Exercise aim: Copy exactly the lines that run from the top of the listing to the line containing "const YMIN = -0.769, YMAX", both ends included, and omit the pictures.

★ ★ ★ ★ ★ ★ ★

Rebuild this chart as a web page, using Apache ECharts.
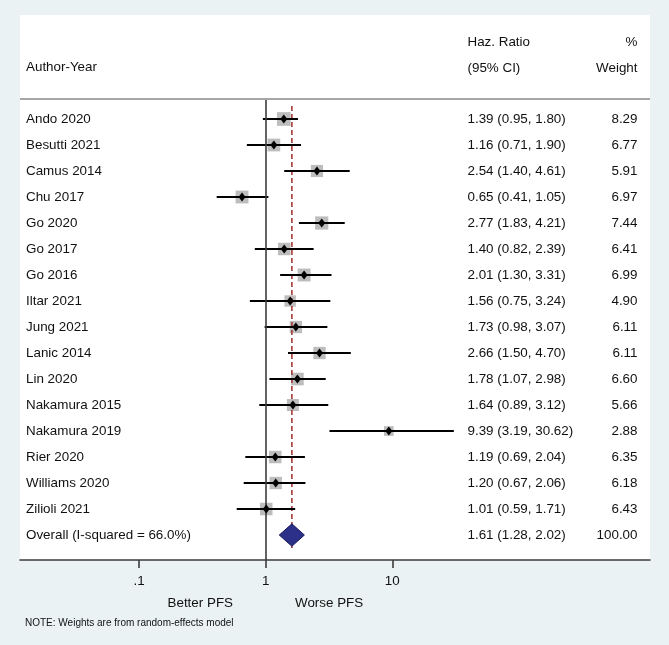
<!DOCTYPE html>
<html>
<head>
<meta charset="utf-8">
<script src="https://cdn.jsdelivr.net/npm/echarts@6/dist/echarts.min.js"></script>
<style>
  html, body { margin: 0; padding: 0; background: #EAF2F3; }
  #chart { width: 669px; height: 645px; }
</style>
</head>
<body>
<div id="chart"></div>
<script>
// ---- data ----
const studies = ['Ando 2020', 'Besutti 2021', 'Camus 2014', 'Chu 2017', 'Go 2020', 'Go 2017', 'Go 2016',
  'Iltar 2021', 'Jung 2021', 'Lanic 2014', 'Lin 2020', 'Nakamura 2015', 'Nakamura 2019', 'Rier 2020',
  'Williams 2020', 'Zilioli 2021'];
const hazRatio = [1.39, 1.16, 2.54, 0.65, 2.77, 1.40, 2.01, 1.56, 1.73, 2.66, 1.78, 1.64, 9.39, 1.19, 1.20, 1.01];
const ciLow    = [0.95, 0.71, 1.40, 0.41, 1.83, 0.82, 1.30, 0.75, 0.98, 1.50, 1.07, 0.89, 3.19, 0.69, 0.67, 0.59];
const ciHigh   = [1.80, 1.90, 4.61, 1.05, 4.21, 2.39, 3.31, 3.24, 3.07, 4.70, 2.98, 3.12, 30.62, 2.04, 2.06, 1.71];
const weights  = [8.29, 6.77, 5.91, 6.97, 7.44, 6.41, 6.99, 4.90, 6.11, 6.11, 6.60, 5.66, 2.88, 6.35, 6.18, 6.43];
const overallLabel = 'Overall (I-squared = 66.0%)';
const overallHR = 1.61, overallLow = 1.28, overallHigh = 2.02, overallWeight = 100.00;
const tickValues = [0.1, 1, 10];
const tickLabels = ['.1', '1', '10'];

// ---- layout / style ----
const TXT = '#111111';
const lg = Math.log10;
const nRows = studies.length;          // overall row index = nRows
const GRID = { left: 20, right: 19, top: 99, bottom: 85 };
const XMIN = -1.9408, XMAX = 3.0355;   // log10 range of the plot box
const YMIN = -0.769, YMAX = 16.96;     // row units (26px per row)

const names = studies.concat([overallLabel]);
const hrText = hazRatio.map((h, i) => `${h.toFixed(2)} (${ciLow[i].toFixed(2)}, ${ciHigh[i].toFixed(2)})`)
  .concat([`${overallHR.toFixed(2)} (${overallLow.toFixed(2)}, ${overallHigh.toFixed(2)})`]);
const wText = weights.map(w => w.toFixed(2)).concat([overallWeight.toFixed(2)]);

function txt(text, x, y, align, size) {
  return {
    type: 'text', x: x, y: y, silent: true,
    style: { text: text, fill: TXT, font: (size || 13.4) + 'px "Liberation Sans", Arial, sans-serif',
             textAlign: align, textVerticalAlign: 'middle', align: align, verticalAlign: 'middle' }
  };
}

const chart = echarts.init(document.getElementById('chart'), null, { renderer: 'canvas' });
chart.setOption({
  backgroundColor: '#EAF2F3',
  animation: false,
  grid: { left: GRID.left, right: GRID.right, top: GRID.top, bottom: GRID.bottom,
          show: true, backgroundColor: '#ffffff', borderWidth: 0, containLabel: false, outerBoundsMode: 'none' },
  xAxis: {
    type: 'value', min: XMIN, max: XMAX,
    axisLine: { show: true, onZero: false, lineStyle: { color: '#3c3c3c', width: 1.6 } },
    axisTick: { show: true, customValues: tickValues.map(lg), length: 8, lineStyle: { color: '#3c3c3c', width: 1.6 } },
    axisLabel: { show: true, customValues: tickValues.map(lg), margin: 15,
                 formatter: v => tickLabels[tickValues.findIndex(t => Math.abs(lg(t) - v) < 1e-6)],
                 color: TXT, fontSize: 13.4, fontFamily: '"Liberation Sans", Arial, sans-serif' },
    splitLine: { show: false }
  },
  yAxis: {
    type: 'value', inverse: true, min: YMIN, max: YMAX, show: false,
    splitLine: { show: false }
  },
  graphic: [
    { type: 'rect', shape: { x: 20, y: 15, width: 630, height: 84 }, style: { fill: '#ffffff' }, silent: true, z: -1 },
    { type: 'line', shape: { x1: 20, y1: 99, x2: 650, y2: 99 }, style: { stroke: '#a6a6a6', lineWidth: 2 }, silent: true, z: 10 },
    txt('Author-Year', 26, 67, 'left'),
    txt('Haz. Ratio', 467.5, 42, 'left'),
    txt('(95% CI)', 467.5, 68, 'left'),
    txt('%', 637.5, 42, 'right'),
    txt('Weight', 637.5, 68, 'right'),
    txt('Better PFS', 233, 603, 'right'),
    txt('Worse PFS', 295, 603, 'left'),
    txt('NOTE: Weights are from random-effects model', 25, 623.5, 'left', 10)
  ],
  series: [
    {
      // grey weight boxes + null line at HR = 1
      type: 'scatter', z: 2, silent: true,
      symbol: 'rect',
      data: hazRatio.map((h, i) => ({ value: [lg(h), i], symbolSize: 3.9 + 3.4 * Math.sqrt(weights[i]) })),
      itemStyle: { color: '#bdbdbd', opacity: 1 },
      markLine: {
        silent: true, symbol: 'none', animation: false,
        label: { show: false },
        data: [ { xAxis: 0, lineStyle: { color: '#3c3c3c', width: 1.6, type: 'solid' } } ]
      }
    },
    {
      // overall effect line (dashed), under the overall diamond
      type: 'custom', z: 3, silent: true,
      encode: { x: 0, y: [1, 2] },
      data: [[lg(overallHR), -0.5, nRows + 0.5]],
      renderItem: (params, api) => {
        const p1 = api.coord([api.value(0), api.value(1)]);
        const p2 = api.coord([api.value(0), api.value(2)]);
        return { type: 'line', shape: { x1: p1[0], y1: p1[1], x2: p2[0], y2: p2[1] },
                 style: { stroke: '#a33a3a', lineWidth: 1.6, lineDash: [5, 3] } };
      }
    },
    {
      // confidence intervals
      type: 'custom', z: 4, silent: true,
      encode: { x: [1, 2], y: 0 },
      data: hazRatio.map((h, i) => [i, lg(ciLow[i]), lg(ciHigh[i])]),
      renderItem: (params, api) => {
        const i = api.value(0);
        const p1 = api.coord([api.value(1), i]);
        const p2 = api.coord([api.value(2), i]);
        return { type: 'line', shape: { x1: p1[0], y1: p1[1], x2: p2[0], y2: p2[1] },
                 style: { stroke: '#000000', lineWidth: 2 } };
      }
    },
    {
      // point estimates
      type: 'scatter', z: 5, silent: true,
      symbol: 'diamond', symbolSize: [7, 9],
      data: hazRatio.map((h, i) => [lg(h), i]),
      itemStyle: { color: '#000000', opacity: 1 }
    },
    {
      // overall diamond
      type: 'custom', z: 6, silent: true,
      encode: { x: [0, 1, 2], y: 3 },
      data: [[lg(overallLow), lg(overallHR), lg(overallHigh), nRows]],
      renderItem: (params, api) => {
        const r = api.value(3), h = 0.43;
        const pts = [
          api.coord([api.value(0), r]),
          api.coord([api.value(1), r - h]),
          api.coord([api.value(2), r]),
          api.coord([api.value(1), r + h])
        ];
        return { type: 'polygon', shape: { points: pts },
                 style: { fill: '#2c3088', stroke: '#16185c', lineWidth: 1 } };
      }
    },
    {
      // text columns (rows positioned by the y scale)
      type: 'custom', z: 7, silent: true, clip: false,
      encode: { y: 0 },
      data: names.map((n, i) => [i]),
      renderItem: (params, api) => {
        const i = api.value(0);
        const y = api.coord([0, i])[1];
        return { type: 'group', children: [
          txt(names[i], 26, y, 'left'),
          txt(hrText[i], 467.5, y, 'left'),
          txt(wText[i], 637.5, y, 'right')
        ] };
      }
    }
  ]
});
</script>
</body>
</html>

★ ★ ★ ★ ★ ★ ★

Full output:
Rebuild this chart as a web page, using Apache ECharts.
<!DOCTYPE html>
<html>
<head>
<meta charset="utf-8">
<script src="https://cdn.jsdelivr.net/npm/echarts@6/dist/echarts.min.js"></script>
<style>
  html, body { margin: 0; padding: 0; background: #EAF2F3; }
  #chart { width: 669px; height: 645px; }
</style>
</head>
<body>
<div id="chart"></div>
<script>
// ---- data ----
const studies = ['Ando 2020', 'Besutti 2021', 'Camus 2014', 'Chu 2017', 'Go 2020', 'Go 2017', 'Go 2016',
  'Iltar 2021', 'Jung 2021', 'Lanic 2014', 'Lin 2020', 'Nakamura 2015', 'Nakamura 2019', 'Rier 2020',
  'Williams 2020', 'Zilioli 2021'];
const hazRatio = [1.39, 1.16, 2.54, 0.65, 2.77, 1.40, 2.01, 1.56, 1.73, 2.66, 1.78, 1.64, 9.39, 1.19, 1.20, 1.01];
const ciLow    = [0.95, 0.71, 1.40, 0.41, 1.83, 0.82, 1.30, 0.75, 0.98, 1.50, 1.07, 0.89, 3.19, 0.69, 0.67, 0.59];
const ciHigh   = [1.80, 1.90, 4.61, 1.05, 4.21, 2.39, 3.31, 3.24, 3.07, 4.70, 2.98, 3.12, 30.62, 2.04, 2.06, 1.71];
const weights  = [8.29, 6.77, 5.91, 6.97, 7.44, 6.41, 6.99, 4.90, 6.11, 6.11, 6.60, 5.66, 2.88, 6.35, 6.18, 6.43];
const overallLabel = 'Overall (I-squared = 66.0%)';
const overallHR = 1.61, overallLow = 1.28, overallHigh = 2.02, overallWeight = 100.00;
const tickValues = [0.1, 1, 10];
const tickLabels = ['.1', '1', '10'];

// ---- layout / style ----
const TXT = '#111111';
const lg = Math.log10;
const nRows = studies.length;          // overall row index = nRows
const GRID = { left: 20, right: 19, top: 99, bottom: 85 };
const XMIN = -1.9408, XMAX = 3.0355;   // log10 range of the plot box
const YMIN = -0.769, YMAX = 16.96;     // row units (26px per row)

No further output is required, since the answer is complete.